__INPUT ROWS__:
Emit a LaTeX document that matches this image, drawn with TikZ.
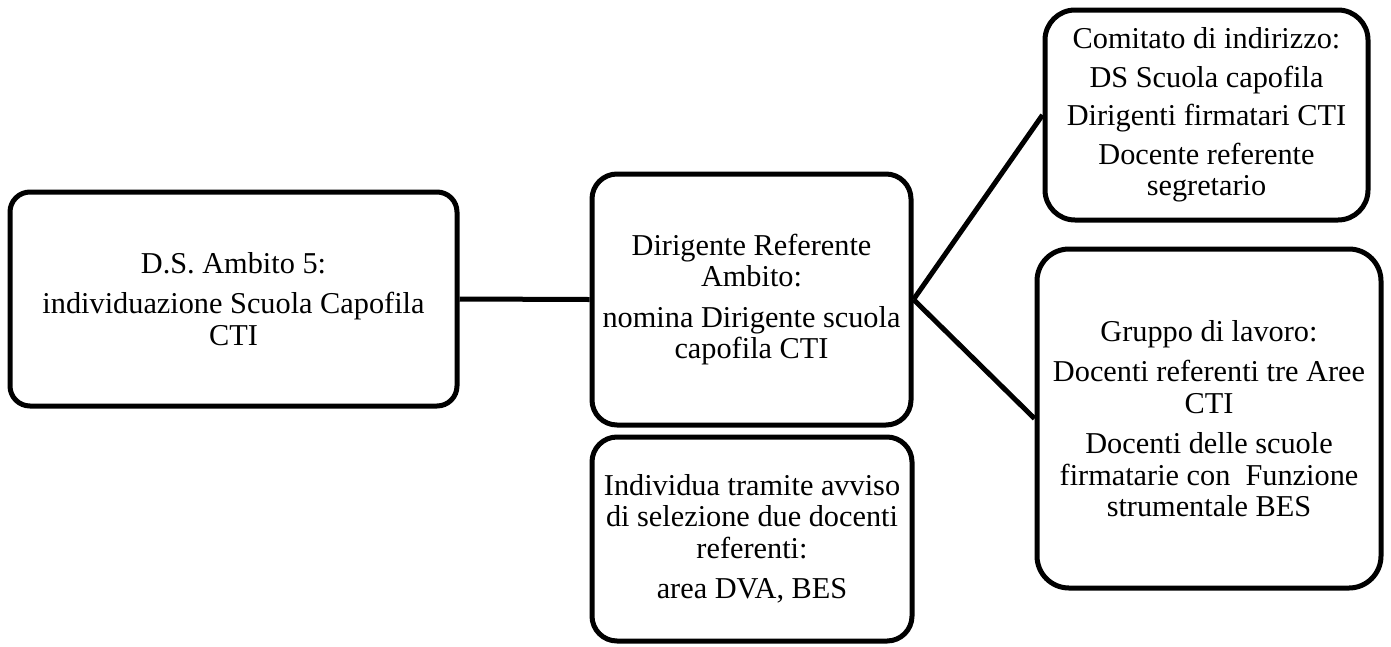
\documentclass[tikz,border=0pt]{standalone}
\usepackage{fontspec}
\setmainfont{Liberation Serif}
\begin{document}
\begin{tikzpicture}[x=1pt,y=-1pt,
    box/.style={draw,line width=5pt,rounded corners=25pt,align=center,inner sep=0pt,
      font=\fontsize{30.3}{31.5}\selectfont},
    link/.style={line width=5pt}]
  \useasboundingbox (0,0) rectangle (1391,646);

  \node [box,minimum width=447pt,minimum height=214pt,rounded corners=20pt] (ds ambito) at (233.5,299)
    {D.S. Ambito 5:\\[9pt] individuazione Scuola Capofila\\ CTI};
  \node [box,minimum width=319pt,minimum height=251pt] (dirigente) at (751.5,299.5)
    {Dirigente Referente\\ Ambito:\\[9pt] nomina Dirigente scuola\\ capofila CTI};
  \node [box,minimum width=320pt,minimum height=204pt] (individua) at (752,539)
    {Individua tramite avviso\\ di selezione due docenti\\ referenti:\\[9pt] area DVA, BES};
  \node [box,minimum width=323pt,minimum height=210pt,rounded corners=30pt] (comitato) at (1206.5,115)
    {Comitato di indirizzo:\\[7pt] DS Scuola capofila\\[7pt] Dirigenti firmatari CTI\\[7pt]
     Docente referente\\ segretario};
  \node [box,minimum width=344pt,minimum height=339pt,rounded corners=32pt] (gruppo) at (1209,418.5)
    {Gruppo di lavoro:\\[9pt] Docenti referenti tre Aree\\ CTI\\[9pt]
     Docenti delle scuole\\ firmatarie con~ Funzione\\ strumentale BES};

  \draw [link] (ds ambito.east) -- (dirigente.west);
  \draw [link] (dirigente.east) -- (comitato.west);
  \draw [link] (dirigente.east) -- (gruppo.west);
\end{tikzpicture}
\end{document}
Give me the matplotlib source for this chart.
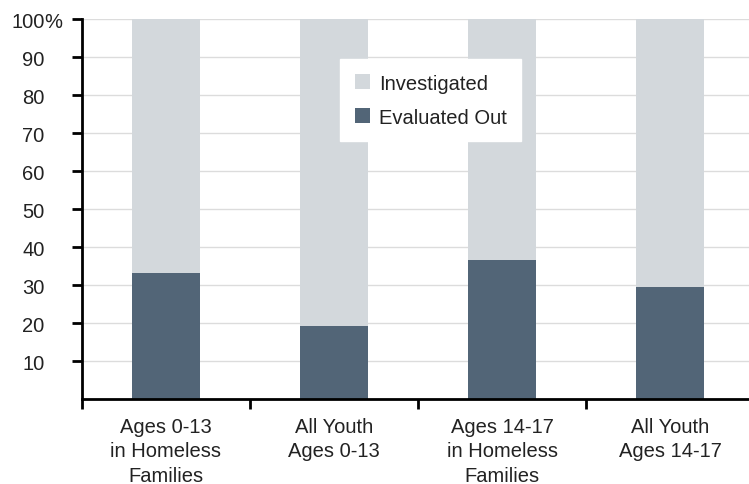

__EXERCISE TASK__: Show the lines of the data that hold the word "this".

__REPLY TO THE TASK__:
Emit a LaTeX document that matches this image, drawn with TikZ.
Give me the matplotlib source for this chart.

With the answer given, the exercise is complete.